The treasure hunt party is one of the highlights of the novel. I enjoyed reading Macdonald’s first impressions of the guests and his early guesses at their real identities, as everyone at the party is using a pseudonym. In fact, trying to figure out who people really are is the second element of the treasure hunt, a part of the game which unfortunately does not happen, due to murder interrupting proceedings.
The lights going out due to a blown fuse, however, is the first interruption to the hunt. I seem to be reading a lot of books with this trope in at the moment, as Lorac’s tale is the third one in a row. Yet perhaps due to its prevalence in my recent reading I was struck with how Lorac’s use of this element is more creative, as it would be unwise to assume that the lights going out is part of the murderer’s plan. Lorac’s book probably also includes the world’s quickest electrician, in terms of their arrival and ability to sort out the problem!
Lorac is good at recreating the publisher/writing milieu with her characters and I particularly liked the conversation between Miss Coombe and her publisher brother, such as when she says to him: “I’ve always said you were very competent – at acquiring ideas […] When you get to heaven and are refused admission – or vice versa – your first comment will be ‘Now, can we use that?’” Furthermore, we also see of a lightness of tone in Chief Inspector Macdonald’s investigation. For example, in answer to the question of whether his case is a case he replies: “At present it resembles a coffin […] complete with one detective writer, dead, and the reputation of one detective, living.”
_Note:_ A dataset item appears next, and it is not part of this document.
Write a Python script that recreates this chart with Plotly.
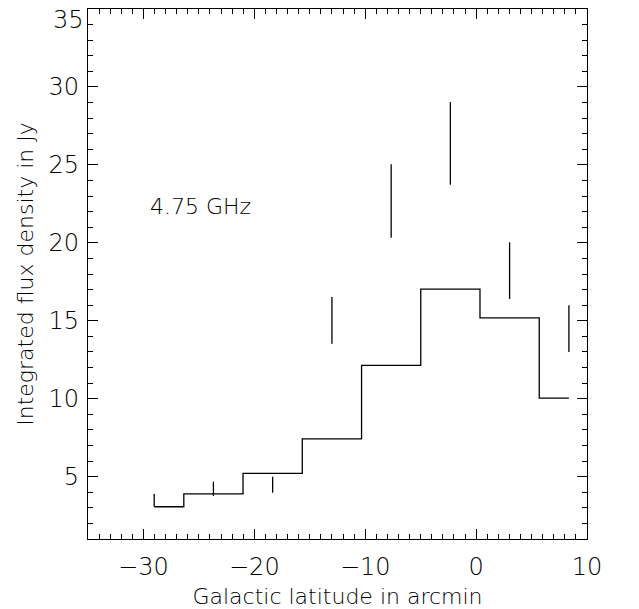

Macdonald’s investigation starts well with him diligently following up clues at the crime scene and then his efforts to track down the home of the victim. There is an amusing incident with a kitten and there is also the question of whether some of the suspects are being too helpful and are endeavouring to pull the wool over the Chief Inspector’s eyes. The deployment of the second victim is also effectively done, in terms of its timing in the plot and its contribution to the final solution. In addition, we get to see the case from the point of view of the suspects and I liked reading about Graham and Susan Coombe chatting about the sticky situation they are, as well as theorising about what might have happened. It is perhaps these elements which led Martin Edwards to opine that:
‘of all the Lorac books I have read, These Names Make Clues is the novel most closely in tune with the mood of traditional detective fiction of the kind we associate with ‘the Golden Age of Murder’ between the two world wars.’
However, I do not entirely agree with this assertion, as I think the final half of the book is much closer to a thriller than a traditional detective plot. Part of this is because Lorac pushes Macdonald into the background and instead the suspects and Peter Vernon are more centre stage. I don’t feel this was such a good idea on Lorac’s part as it means that a lot of crucial work that Macdonald does, occurs off the page and consequently his delivery of his solution brings up information that the reader was previously not informed about. I also feel the way the suspects obstruct the police is an overused trope in the narrative. Surprisingly, for me, this is a mystery where I would have preferred spending more time with the police detective and his investigation.